Правда, случались кое-когда неудачи. Помню, однажды утром я шёл в редакцию по проспекту Руставели мимо гостиницы «Тбилиси» и увидел за тамошним огромным стеклом первого этажа, где размещались столики симпатичного кафе, юную, но уже знаменитую Беллу Ахмадулину. Она тоже увидела меня. Помахала рукой: заходи. За столиком с ней сидел рыжий Сергей Орлов, бывший танкист, с бородой, скрывавшей след ожога. Познакомились. Он дал для газеты подборку. Спросил: мол, пройдёт? Я ответил утвердительно: какие тут могут быть сомнения. Ведь Орлов, не кто-нибудь. И был не прав! Меня принялись совестить: ты что, сам посуди: «Его зарыли в шар земной, как будто в мавзолей» – забыл, кто лежит в Мавзолее, – Владимир Ильич там лежит, а не простой солдат; настоящий ужас вызвали строки: «Вот человек – он искалечен, в рубцах лицо. Но ты гляди и взгляд испуганно при встрече с его лица не отводи», а также «Меня на Монпарнасе обожгла травинка человеческого света, ничем не истребимая дотла, как в тьме кромешной маленькая веха…» Ну и к чему здесь, упрекали меня, Монпарнас, и где свет человеческий, а где кромешная тьма – что за намёки?!
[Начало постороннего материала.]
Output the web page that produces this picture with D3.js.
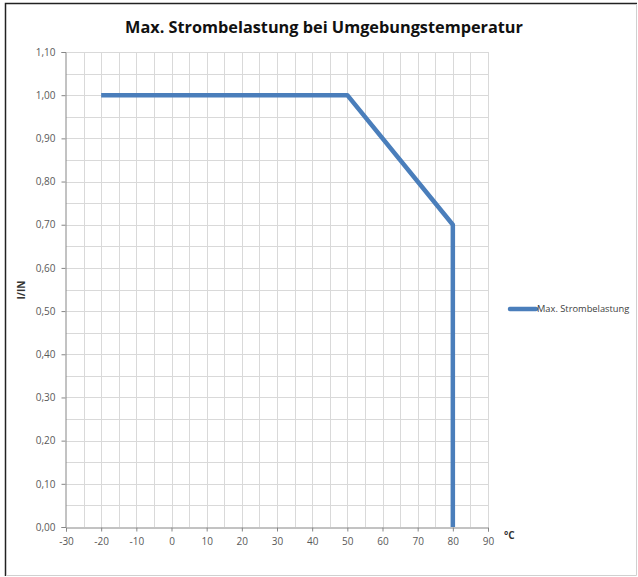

Война, как известно, исподволь меняла поэтический и жизненно-философский вектор фронтовиков. Они на своей шкуре испытали, как «артиллерия бьёт по своим», перед ними вставал «знак вопроса – исступлённо-дерзкий», из-за чего приходилось «переформировывать души» и сознавать, что «опасности таятся в наших спорах, как будто мы с ладони на ладонь вблизи огня пересыпаем порох» (Александр Межиров); забывали о парадности, барабанном бое, о «высоком штиле» и вводили в оборот немыслимое прежде, к примеру, вот такое: «Мне выпало горе родиться в двадцатом, в проклятом году и в столетье проклятом. Мне выпало всё. И при этом я выпал, как пьяный из фуры в походе великом. Как валенок мёрзлый, валяюсь в кювете. Добро на Руси ничего не имети», а сороковым годам было дано определение «роковые» (Давид Самойлов); не избегали понюхавшие пороху поэты самого страшного: «А мы отходим по степям Кубани: повозки, танки, пушки всех систем. И шепчем воспалёнными губами святой приказ 0227[48]» (Константин Левин).